He's like the Doctor~ don't travel alone 
Yep, exactly like the Doctor indeed!
I still maintain that the redemption arc is the stronger one. Seriously, the guy can only go through so much crap when it's just ridiculous. Sort of like Cullen, solas just needs a happy ending(romance or no). Though...come to think of it a redemption arc may include self-sacrifice at the end. So...you know.
Agreed. And I'll honestly sacrifice my Inquisitor if that means I can save him. That's all I want, save the damn egg from himself.
It's utterly frustrating and painful, when as the inquisitor, you saved pretty much everybody's behinds, but the person you care and love the most? Nah, you couldn't.
This. More than anything, more than he and my Lavellan getting their happily-ever-after ending, I just want Solas to be ok. Patrick Weekes said that he made the romance specifically to showcase Solas' tragedy, and it worked. My Lavellan is young and spirited. She's not the type of girl to sink down into death because a man leaves her. She'll be ok. I'm not entirely sure Solas will be ok...
If I relate with my inquisitor, she'll be most likely spirit-broken about this.
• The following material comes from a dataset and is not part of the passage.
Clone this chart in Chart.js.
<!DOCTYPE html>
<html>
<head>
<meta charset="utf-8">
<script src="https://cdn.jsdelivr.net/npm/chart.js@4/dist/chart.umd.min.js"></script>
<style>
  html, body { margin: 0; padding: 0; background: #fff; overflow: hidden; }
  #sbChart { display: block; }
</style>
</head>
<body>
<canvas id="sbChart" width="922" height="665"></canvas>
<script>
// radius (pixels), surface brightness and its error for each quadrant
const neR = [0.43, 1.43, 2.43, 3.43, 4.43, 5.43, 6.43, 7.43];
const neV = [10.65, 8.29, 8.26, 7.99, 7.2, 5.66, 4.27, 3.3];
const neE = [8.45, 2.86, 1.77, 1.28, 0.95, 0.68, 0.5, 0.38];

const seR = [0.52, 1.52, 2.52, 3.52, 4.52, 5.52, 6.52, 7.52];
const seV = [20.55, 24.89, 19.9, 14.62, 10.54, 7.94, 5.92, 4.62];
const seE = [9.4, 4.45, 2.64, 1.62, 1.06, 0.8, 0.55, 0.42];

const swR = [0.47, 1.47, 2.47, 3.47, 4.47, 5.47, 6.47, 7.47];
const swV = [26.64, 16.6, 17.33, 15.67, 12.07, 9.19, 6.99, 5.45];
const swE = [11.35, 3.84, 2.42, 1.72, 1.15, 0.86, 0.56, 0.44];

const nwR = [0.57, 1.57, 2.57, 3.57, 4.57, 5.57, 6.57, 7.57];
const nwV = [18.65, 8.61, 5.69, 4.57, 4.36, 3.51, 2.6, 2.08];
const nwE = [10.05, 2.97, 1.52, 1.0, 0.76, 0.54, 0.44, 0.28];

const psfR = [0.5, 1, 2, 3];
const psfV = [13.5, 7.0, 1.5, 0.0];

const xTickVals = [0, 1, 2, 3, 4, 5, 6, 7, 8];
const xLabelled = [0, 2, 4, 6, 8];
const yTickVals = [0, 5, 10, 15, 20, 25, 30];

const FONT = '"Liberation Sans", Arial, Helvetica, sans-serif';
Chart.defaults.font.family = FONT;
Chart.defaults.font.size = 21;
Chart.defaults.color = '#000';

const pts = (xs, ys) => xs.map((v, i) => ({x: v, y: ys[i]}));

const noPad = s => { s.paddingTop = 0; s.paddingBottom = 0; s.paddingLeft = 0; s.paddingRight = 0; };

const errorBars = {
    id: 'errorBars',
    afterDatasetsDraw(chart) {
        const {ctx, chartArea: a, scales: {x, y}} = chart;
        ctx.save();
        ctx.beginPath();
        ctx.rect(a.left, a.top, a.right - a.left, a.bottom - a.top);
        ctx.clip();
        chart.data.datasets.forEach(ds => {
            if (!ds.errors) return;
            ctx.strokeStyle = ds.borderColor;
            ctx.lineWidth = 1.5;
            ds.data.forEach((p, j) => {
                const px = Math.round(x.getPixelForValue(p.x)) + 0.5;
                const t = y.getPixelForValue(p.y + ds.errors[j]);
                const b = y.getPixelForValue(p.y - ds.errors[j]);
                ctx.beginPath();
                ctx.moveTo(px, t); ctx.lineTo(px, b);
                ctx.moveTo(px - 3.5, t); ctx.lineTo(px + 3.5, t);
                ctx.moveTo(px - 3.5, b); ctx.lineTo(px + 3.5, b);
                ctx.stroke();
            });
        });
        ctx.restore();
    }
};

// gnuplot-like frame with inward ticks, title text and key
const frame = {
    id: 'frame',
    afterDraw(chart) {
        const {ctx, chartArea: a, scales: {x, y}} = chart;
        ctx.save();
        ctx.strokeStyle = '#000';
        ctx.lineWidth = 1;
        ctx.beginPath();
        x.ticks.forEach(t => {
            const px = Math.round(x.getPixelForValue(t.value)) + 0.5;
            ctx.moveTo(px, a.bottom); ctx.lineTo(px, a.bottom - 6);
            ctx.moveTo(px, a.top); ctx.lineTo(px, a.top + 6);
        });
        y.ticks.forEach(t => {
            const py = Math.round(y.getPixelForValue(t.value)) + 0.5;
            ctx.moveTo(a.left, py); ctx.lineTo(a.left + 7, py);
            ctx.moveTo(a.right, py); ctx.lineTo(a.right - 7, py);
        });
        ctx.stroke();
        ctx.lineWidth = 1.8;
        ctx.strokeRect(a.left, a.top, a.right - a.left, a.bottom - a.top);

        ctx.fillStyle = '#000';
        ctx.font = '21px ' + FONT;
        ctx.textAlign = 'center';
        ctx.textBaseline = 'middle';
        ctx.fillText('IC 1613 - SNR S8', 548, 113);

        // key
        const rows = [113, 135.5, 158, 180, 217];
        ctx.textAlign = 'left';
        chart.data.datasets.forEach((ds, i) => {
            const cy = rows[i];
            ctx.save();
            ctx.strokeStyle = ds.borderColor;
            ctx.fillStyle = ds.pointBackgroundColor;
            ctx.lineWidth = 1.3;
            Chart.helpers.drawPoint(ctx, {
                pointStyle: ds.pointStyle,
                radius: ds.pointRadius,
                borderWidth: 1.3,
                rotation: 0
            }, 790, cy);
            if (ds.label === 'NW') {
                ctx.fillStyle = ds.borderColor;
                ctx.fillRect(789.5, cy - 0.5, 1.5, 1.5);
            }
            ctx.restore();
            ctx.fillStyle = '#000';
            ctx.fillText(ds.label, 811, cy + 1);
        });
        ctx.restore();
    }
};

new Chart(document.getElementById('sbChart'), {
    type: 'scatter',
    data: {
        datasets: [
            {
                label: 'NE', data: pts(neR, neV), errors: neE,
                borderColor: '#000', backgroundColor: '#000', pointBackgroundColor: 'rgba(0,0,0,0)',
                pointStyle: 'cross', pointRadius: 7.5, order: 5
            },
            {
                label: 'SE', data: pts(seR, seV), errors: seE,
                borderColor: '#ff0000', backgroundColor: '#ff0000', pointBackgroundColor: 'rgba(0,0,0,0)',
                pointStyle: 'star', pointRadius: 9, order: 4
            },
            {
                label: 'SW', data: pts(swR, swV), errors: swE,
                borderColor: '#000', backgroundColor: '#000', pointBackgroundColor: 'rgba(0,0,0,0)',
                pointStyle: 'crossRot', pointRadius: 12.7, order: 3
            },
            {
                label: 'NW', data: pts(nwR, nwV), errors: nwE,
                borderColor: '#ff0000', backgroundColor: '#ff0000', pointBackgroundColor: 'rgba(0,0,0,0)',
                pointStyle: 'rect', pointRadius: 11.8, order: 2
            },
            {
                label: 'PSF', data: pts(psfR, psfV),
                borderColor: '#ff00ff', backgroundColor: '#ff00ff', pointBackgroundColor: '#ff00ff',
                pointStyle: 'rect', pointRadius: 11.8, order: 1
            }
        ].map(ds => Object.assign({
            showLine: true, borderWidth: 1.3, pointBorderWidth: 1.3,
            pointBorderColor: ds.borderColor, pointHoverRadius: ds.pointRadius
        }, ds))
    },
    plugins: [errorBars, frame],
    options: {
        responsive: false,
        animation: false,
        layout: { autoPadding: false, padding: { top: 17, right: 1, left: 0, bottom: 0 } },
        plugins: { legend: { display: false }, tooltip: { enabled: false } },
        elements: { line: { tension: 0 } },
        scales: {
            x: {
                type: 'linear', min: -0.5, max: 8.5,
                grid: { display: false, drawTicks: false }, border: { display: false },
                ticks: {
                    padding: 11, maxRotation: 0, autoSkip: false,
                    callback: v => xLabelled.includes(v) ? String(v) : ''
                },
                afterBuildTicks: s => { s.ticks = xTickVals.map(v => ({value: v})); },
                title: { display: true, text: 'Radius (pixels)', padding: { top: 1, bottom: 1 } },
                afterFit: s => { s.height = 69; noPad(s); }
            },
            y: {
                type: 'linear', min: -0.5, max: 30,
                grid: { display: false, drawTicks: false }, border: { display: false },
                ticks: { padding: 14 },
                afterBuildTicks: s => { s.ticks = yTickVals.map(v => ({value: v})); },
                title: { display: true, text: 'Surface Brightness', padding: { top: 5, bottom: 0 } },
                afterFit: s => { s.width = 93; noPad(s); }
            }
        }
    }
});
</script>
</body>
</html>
To the point she'd ask Cole to make her forget, or ask Morrigan or whoever, to teach her to go into Uthenera.
The game emphasize a LOT about the fact that your quizzie is special to Solas, that she gives him hope, that she's a breath of fresh air and all.
But the thing is, Solas is all that if not more to my quizzie. The fact he exists, think like he does, and see things the way he does, makes my quizzie question everything under a new light, one with hope and brightness, one that she desperately needed to keep on having faith towards a better world.
It was not a one-way thing, she sadly needed him more to keep on trying to make things better. So if she sees she absolutely can't save him at all, it'll definitely crush her. Hard.
This situation hits close to home, if I'm being honest. Being in a relationship with someone you can't save from themselves, despite all your trying, patience, love and caring, is quite the most disheartening thing ever. The feelings of helplessness, failure and sadness are overwhelming. Even to this day, I'm not over it. Meh, fck it.